Apparently, Penn, who may be a Democrat, under the influence of Chavez, is diminisingly a democrat. Not to mention that one passionately righteous individual’s lie is another one’s mistake, or even different point of view, and how large a cell would Penn like?

Former Penn costar Maria Conchita Alonso, of Cuban birth, but raised in Venezuela, was moved yesterday to issue an open letter to Penn to reconsider his understanding of Chavez.

WHY do you support a government with close relationships with FARC, ETA, Cuban G-2, Government of Iran, Al-Qaeda and Hezbollah, among others, which are the most feared terrorist movements in the world?

The record grows of Chavez persecution of political opponents, media domination, and unholy alliances. And, of course, Chavez, who likes to rail against U.S. support of a coup against him, felt differently about coups when he made his first attempt to gain the presidency via his own coup attempt in 1992. Coup attempts, history instructs, are always the first sterling sign of great democratic leaders in politico utero, once they get out of prison.

Now, Shimon Samuels, in The Jewish Chronicle Online, drawing from the report of the Inter-American Commission on Human Rights (IACHR) comments on anti-Semitism as state policy in Venezuela.

Since Hugo Chavez took power, antisemitic expression has grown exponentially: in government media; in the dissemination of the Protocols of Zion; in the accusation that “Semitic banks” are sabotaging the economy; in the fact that the Caracas Jewish school was raided twice by armed forces “searching for Mossad-supplied arms caches”; in the desecration of two synagogues; and in the closing of the Israeli Embassy. The Venezuelan ambassador to Moscow even alleged that Jewish citizens implicated in a 2002 anti-Chavez coup were “Mossad agents”.

The IACHR’s own report concludes

In the present report, the Commission has identified that political intolerance; the lack of independence of the branches of the State in dealing with the executive; constraints on freedom of expression and the right to protest peaceably; the existence of a climate hostile to the free exercise of dissenting political participation and to monitoring activities on the part of human rights organizations; citizen insecurity; violent acts perpetrated against persons deprived of their liberty, trade union members, women, and farmers; and, above all, the prevailing impunity affecting cases of human rights violations are factors that seriously limit the enjoyment of human rights in Venezuela. With the aim of consolidating the democratic system, the State must increase its efforts to combat these challenges and achieve better and more effective protection of the rights guaranteed in the American Convention on Human Rights.

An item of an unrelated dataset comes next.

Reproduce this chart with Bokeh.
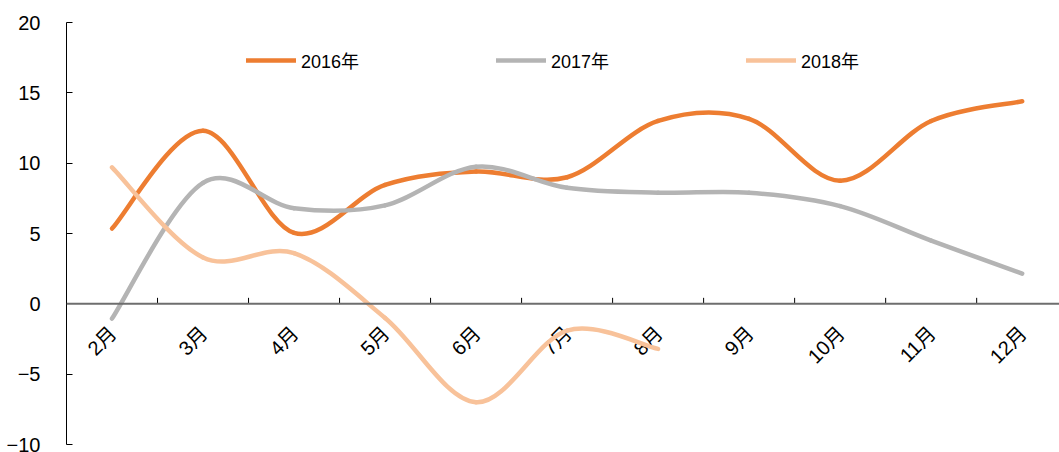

None of this is news, though, to those with only modest historical vision, who would not be the willing dupes of demagogues. The Penns, Belafontes, Glovers, Sarandons, and Oliver Stones who romance with Chavez as they still offer themselves virginally to the Castros, are not living in 1936. Just as those on the right with any political acuity should see in Limbaugh, Beck, and Palin the bombastic divisiveness, buffoonery, and ignorance they play upon the stage for the price of admission and autographs, anyone on the left with more will to see the truth than will to believe should recognize the god that failed each time he comes for communion.

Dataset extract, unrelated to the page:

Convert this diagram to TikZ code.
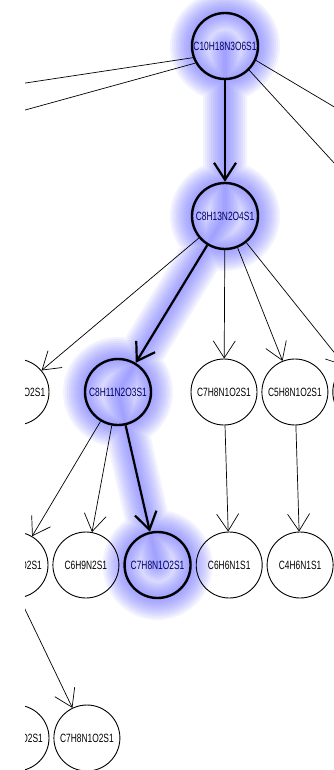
\documentclass[tikz,border=0pt]{standalone}
\usepackage{fontspec}
\setmainfont{Liberation Sans}
\usetikzlibrary{positioning,arrows.meta,backgrounds}

\definecolor{glow}{RGB}{95,95,255}
\newcommand{\fm}[1]{\scalebox{0.7}[1]{#1}}

\begin{document}
\begin{tikzpicture}
[x=1pt, y=-1pt, node distance=4pt,
 mol/.style={circle, draw, line width=0.9pt, minimum size=66pt, inner sep=0pt, font=\fontsize{12}{12}\selectfont},
 hit/.style={mol, line width=2.4pt, text=blue!40!black},
 link/.style={-{Straight Barb[length=17pt,width=22pt]}, line width=0.7pt},
 hitlink/.style={link, line width=2.2pt},
 halo/.style={glow, opacity=0.075, line cap=round, line join=round}]

\useasboundingbox (0,0) rectangle (334,770);
\clip (25,0) rectangle (334,770);

% main path
\node[hit] (m0) at (225,46) {\fm{C10H18N3O6S1}};
\node[hit] (m1) at (225,216) {\fm{C8H13N2O4S1}};

% third row
\node[mol] (a0) at (16,392) {\fm{C6H10N1O2S1}};
\node[hit] (m2) at (118,392) {\fm{C8H11N2O3S1}};
\node[mol] (a1) at (224,392) {\fm{C7H8N1O2S1}};
\node[mol] (a2)[right=of a1] {\fm{C5H8N1O2S1}};
\node[mol] (a3)[right=of a2] {\fm{C6H9N1O2S1}};

% fourth row
\node[mol] (b0) at (15,565) {\fm{C6H8N1O2S1}};
\node[mol] (b1)[right=of b0] {\fm{C6H9N2S1}};
\node[hit] (m3)[right=of b1] {\fm{C7H8N1O2S1}};
\node[mol] (b2)[right=of m3] {\fm{C6H6N1S1}};
\node[mol] (b3)[right=of b2] {\fm{C4H6N1S1}};
\node[mol] (b4)[right=of b3] {\fm{C4H5N1O1S1}};

% fifth row
\node[mol] (c0) at (16,738) {\fm{C6H9N1O2S1}};
\node[mol] (c1)[right=of c0] {\fm{C7H8N1O2S1}};

% neighbours outside the frame
\coordinate (w1) at (-120,105);
\coordinate (w2) at (-120,150);
\coordinate (e1) at (400,146);
\coordinate (e2) at (400,235);

\draw[hitlink] (m0) -- (m1);
\draw[line width=0.7pt] (m0.200) -- (w1);
\draw[line width=0.7pt] (m0.210) -- (w2);
\draw[line width=0.7pt] (m0.-25) -- (e1);
\draw[line width=0.7pt] (m0.-45) -- (e2);

\draw[link] (m1) -- (a0);
\draw[hitlink] (m1) -- (m2);
\draw[link] (m1) -- (a1);
\draw[link] (m1) -- (a2);
\draw[link] (m1) -- (a3);

\draw[link] (m2) -- (b0);
\draw[link] (m2) -- (b1);
\draw[hitlink] (m2) -- (m3);
\draw[link] (a1) -- (b2);
\draw[link] (a2) -- (b3);

\draw[link] (b0.-82) -- (c1);

% soft halo along the main path
\begin{scope}[on background layer]
\foreach \w in {44,40,...,4}
  \draw[halo, line width=\w pt] (m0.center) circle (33) (m1.center) circle (33)
    (m2.center) circle (33) (m3.center) circle (33)
    (m0.center) -- (m1.center) -- (m2.center) -- (m3.center);
\end{scope}

\end{tikzpicture}
\end{document}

I wonder how they all like each other’s company?

AJA

3 thoughts on “Note to Sean Penn, et al.

  1. we have such a sign:
    the higher the price of oil
    (or other natural resources),
    the less democratic power, which it sells.
    That is why this government can afford to be frivolous. 🙂

  2. Spot on, Mr. Adler, and beautifully put to boot. “Useful idiots,” I think they’re called. I share your disgust with the willful ignorance that buffoons on the right and left share. They diminish us all, and in the case of Penn and his fellow travelers, they insult those who paid with their lives and freedom for tyranny. (Same is true of those on the right who defend the Pinochets and Shahs of the world.)